## Material provided:
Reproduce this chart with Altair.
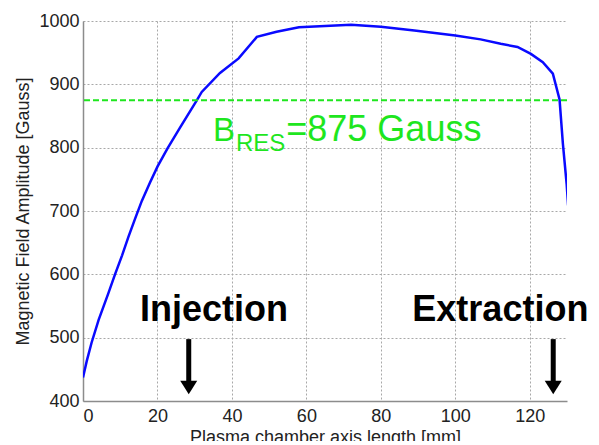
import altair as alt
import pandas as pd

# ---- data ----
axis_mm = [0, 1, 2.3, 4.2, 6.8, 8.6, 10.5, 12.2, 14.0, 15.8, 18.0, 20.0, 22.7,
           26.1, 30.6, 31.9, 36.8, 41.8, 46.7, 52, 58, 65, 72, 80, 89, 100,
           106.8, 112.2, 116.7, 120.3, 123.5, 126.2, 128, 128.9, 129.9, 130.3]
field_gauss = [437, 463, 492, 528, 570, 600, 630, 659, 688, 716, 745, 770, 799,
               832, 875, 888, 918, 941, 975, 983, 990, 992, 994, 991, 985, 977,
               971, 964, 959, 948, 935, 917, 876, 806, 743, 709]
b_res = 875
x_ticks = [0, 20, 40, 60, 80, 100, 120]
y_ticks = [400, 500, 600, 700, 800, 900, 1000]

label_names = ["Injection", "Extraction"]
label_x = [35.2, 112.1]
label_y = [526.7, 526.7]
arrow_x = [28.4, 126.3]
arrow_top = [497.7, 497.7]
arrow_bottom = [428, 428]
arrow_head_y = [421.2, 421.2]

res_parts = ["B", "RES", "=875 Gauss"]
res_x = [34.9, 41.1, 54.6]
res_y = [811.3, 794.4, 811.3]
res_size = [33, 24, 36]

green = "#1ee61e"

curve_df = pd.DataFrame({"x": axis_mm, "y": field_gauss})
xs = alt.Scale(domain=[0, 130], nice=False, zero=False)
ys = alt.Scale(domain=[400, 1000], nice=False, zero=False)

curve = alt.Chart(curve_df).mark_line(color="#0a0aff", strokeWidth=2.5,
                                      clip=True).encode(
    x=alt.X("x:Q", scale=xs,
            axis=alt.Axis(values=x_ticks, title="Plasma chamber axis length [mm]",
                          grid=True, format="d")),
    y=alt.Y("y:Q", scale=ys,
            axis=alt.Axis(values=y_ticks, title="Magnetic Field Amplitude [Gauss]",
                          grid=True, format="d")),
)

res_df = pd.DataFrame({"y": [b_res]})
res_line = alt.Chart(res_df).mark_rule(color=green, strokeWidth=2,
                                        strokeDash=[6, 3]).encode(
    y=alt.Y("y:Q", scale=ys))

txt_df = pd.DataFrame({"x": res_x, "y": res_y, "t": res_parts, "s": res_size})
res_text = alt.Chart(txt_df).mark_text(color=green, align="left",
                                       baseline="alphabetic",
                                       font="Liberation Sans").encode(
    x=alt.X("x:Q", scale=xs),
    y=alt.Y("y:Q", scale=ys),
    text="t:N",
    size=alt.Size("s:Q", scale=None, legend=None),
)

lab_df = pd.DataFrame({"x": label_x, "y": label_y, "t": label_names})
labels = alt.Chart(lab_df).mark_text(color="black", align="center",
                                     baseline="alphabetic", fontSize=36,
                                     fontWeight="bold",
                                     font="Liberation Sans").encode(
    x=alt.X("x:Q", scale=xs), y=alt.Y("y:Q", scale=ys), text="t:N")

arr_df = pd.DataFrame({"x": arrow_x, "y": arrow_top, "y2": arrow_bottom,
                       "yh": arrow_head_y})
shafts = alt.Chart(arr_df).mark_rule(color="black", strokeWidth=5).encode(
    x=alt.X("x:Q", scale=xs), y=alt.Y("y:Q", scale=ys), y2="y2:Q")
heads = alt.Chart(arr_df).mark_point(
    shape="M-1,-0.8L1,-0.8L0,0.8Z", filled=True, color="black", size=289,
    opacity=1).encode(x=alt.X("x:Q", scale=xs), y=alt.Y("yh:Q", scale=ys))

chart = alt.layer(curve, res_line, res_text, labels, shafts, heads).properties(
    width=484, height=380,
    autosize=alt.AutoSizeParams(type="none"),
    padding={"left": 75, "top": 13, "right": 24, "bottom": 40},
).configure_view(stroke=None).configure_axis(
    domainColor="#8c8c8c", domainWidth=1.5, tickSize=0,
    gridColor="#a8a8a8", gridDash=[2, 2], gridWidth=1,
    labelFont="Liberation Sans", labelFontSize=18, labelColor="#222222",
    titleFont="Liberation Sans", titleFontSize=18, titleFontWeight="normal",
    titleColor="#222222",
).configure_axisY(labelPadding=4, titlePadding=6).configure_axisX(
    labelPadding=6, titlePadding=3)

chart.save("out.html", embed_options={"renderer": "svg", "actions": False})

==

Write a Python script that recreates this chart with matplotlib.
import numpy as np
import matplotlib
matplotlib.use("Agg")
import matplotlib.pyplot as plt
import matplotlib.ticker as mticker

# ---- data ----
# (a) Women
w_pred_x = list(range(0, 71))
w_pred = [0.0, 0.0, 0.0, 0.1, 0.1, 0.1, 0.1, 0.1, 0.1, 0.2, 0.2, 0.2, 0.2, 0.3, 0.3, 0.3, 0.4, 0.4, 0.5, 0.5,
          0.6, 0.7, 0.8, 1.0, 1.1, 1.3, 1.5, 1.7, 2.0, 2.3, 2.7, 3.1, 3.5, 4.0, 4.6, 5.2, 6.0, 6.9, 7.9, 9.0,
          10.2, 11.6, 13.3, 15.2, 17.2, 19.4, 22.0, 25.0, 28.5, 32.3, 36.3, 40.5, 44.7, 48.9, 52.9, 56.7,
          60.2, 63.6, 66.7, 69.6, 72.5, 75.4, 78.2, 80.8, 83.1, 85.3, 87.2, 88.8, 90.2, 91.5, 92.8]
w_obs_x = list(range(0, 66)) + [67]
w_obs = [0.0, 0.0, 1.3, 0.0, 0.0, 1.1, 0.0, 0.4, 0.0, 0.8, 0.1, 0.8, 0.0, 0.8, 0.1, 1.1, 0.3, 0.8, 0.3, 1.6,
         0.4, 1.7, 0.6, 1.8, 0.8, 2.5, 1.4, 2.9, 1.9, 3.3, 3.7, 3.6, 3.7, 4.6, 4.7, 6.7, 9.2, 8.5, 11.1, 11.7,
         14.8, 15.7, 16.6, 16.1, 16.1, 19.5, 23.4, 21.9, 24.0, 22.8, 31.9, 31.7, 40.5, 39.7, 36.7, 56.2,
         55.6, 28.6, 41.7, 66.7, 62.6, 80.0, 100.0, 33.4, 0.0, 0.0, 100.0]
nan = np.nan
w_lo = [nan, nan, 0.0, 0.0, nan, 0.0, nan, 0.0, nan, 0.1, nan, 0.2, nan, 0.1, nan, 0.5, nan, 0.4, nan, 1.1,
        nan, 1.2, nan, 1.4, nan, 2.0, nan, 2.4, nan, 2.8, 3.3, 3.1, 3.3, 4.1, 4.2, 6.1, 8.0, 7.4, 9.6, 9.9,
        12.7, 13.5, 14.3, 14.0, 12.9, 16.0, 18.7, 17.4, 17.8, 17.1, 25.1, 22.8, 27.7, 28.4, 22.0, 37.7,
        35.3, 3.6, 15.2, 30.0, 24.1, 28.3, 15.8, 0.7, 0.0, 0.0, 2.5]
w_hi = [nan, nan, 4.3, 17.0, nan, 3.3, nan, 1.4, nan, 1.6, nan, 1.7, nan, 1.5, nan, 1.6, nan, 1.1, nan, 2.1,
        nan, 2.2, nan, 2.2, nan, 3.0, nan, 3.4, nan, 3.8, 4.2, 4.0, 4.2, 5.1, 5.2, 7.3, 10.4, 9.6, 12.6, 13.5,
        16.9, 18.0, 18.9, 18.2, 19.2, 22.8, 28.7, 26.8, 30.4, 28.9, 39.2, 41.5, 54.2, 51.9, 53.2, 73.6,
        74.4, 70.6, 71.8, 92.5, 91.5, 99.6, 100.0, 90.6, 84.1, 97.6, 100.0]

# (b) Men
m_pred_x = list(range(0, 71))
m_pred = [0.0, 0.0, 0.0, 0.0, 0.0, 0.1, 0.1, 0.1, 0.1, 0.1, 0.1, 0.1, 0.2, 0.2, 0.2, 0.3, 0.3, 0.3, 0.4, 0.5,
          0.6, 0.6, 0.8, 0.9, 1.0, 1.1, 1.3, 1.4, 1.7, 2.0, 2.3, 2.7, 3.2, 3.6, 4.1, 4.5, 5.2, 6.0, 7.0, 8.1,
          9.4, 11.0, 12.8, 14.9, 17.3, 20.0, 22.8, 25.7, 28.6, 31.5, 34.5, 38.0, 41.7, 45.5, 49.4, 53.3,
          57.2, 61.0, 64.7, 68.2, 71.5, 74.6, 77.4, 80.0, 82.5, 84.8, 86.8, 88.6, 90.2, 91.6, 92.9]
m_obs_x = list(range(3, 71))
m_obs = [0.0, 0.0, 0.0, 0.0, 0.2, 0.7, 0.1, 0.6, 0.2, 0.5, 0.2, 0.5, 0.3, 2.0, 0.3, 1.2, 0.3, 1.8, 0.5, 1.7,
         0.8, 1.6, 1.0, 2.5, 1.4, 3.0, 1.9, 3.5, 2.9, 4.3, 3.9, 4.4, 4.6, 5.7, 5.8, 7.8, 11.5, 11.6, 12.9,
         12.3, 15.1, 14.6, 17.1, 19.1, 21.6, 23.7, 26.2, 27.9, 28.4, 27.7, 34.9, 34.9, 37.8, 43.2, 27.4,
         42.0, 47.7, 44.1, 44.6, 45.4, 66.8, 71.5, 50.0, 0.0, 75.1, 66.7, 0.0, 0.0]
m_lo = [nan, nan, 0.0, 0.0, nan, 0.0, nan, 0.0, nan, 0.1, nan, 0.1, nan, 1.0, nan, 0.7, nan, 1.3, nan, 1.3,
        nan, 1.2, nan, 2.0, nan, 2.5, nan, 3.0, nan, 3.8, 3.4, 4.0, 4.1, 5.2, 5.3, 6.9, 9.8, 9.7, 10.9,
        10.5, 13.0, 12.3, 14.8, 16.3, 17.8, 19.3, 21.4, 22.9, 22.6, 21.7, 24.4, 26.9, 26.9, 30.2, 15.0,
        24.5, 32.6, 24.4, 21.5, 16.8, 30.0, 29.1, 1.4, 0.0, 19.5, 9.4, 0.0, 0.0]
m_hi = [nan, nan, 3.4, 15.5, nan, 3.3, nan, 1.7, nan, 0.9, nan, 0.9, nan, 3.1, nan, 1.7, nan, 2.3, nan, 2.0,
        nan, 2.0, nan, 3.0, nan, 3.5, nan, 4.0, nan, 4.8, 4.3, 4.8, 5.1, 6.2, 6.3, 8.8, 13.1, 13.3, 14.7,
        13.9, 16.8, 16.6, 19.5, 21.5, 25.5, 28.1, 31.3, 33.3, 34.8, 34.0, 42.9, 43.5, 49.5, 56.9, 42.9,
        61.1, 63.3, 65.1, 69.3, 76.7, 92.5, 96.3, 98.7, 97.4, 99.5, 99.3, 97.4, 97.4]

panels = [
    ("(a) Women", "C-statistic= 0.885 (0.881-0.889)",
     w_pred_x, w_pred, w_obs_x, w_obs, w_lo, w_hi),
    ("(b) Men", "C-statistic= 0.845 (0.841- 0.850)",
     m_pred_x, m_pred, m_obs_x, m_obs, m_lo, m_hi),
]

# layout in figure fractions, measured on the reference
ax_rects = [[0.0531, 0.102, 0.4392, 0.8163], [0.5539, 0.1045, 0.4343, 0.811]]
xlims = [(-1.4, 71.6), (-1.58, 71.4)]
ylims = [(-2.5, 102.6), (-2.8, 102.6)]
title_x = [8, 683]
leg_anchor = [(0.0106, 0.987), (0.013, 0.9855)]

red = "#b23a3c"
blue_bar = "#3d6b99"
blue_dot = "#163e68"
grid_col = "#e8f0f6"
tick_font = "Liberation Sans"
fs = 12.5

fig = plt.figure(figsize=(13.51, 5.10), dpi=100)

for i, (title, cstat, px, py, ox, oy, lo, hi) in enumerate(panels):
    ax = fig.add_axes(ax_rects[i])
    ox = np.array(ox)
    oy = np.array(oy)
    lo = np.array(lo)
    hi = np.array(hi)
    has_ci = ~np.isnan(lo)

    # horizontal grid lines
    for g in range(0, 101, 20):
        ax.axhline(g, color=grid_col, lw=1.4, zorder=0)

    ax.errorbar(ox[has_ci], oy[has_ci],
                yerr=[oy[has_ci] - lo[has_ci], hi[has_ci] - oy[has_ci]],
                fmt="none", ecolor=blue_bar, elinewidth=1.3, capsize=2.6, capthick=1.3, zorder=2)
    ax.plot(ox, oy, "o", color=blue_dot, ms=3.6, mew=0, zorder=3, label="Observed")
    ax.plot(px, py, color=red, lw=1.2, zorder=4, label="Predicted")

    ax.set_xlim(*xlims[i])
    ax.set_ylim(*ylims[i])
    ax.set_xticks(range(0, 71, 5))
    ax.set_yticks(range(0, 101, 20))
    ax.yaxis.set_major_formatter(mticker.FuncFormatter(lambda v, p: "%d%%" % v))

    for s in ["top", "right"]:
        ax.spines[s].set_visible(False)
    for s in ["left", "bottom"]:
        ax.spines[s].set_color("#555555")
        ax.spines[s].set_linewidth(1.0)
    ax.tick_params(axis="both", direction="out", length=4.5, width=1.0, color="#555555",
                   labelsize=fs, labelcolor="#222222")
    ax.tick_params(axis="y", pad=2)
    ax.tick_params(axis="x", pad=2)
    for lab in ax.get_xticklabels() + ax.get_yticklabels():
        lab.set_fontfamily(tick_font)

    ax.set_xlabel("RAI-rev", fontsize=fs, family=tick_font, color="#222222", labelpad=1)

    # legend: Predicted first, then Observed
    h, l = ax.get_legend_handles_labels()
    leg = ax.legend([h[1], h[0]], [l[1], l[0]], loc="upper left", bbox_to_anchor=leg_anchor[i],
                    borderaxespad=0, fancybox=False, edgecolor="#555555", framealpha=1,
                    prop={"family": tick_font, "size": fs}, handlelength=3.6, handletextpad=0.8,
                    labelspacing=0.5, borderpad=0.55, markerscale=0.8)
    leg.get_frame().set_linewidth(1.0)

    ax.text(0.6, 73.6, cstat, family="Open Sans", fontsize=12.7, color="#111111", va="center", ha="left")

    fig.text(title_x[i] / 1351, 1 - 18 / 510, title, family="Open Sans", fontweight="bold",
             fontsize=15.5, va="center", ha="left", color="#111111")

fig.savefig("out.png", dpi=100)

## Written task:
Only the lines from the one with "Reproduce this chart with Altair." through the one with "ys = alt.Scale(domain=[400, 1000], nice=False, zero=False)", both included, go in the copy, exactly as written. Leave the pictures behind.

## Solution for this problem:
Reproduce this chart with Altair.
import altair as alt
import pandas as pd

# ---- data ----
axis_mm = [0, 1, 2.3, 4.2, 6.8, 8.6, 10.5, 12.2, 14.0, 15.8, 18.0, 20.0, 22.7,
           26.1, 30.6, 31.9, 36.8, 41.8, 46.7, 52, 58, 65, 72, 80, 89, 100,
           106.8, 112.2, 116.7, 120.3, 123.5, 126.2, 128, 128.9, 129.9, 130.3]
field_gauss = [437, 463, 492, 528, 570, 600, 630, 659, 688, 716, 745, 770, 799,
               832, 875, 888, 918, 941, 975, 983, 990, 992, 994, 991, 985, 977,
               971, 964, 959, 948, 935, 917, 876, 806, 743, 709]
b_res = 875
x_ticks = [0, 20, 40, 60, 80, 100, 120]
y_ticks = [400, 500, 600, 700, 800, 900, 1000]

label_names = ["Injection", "Extraction"]
label_x = [35.2, 112.1]
label_y = [526.7, 526.7]
arrow_x = [28.4, 126.3]
arrow_top = [497.7, 497.7]
arrow_bottom = [428, 428]
arrow_head_y = [421.2, 421.2]

res_parts = ["B", "RES", "=875 Gauss"]
res_x = [34.9, 41.1, 54.6]
res_y = [811.3, 794.4, 811.3]
res_size = [33, 24, 36]

green = "#1ee61e"

curve_df = pd.DataFrame({"x": axis_mm, "y": field_gauss})
xs = alt.Scale(domain=[0, 130], nice=False, zero=False)
ys = alt.Scale(domain=[400, 1000], nice=False, zero=False)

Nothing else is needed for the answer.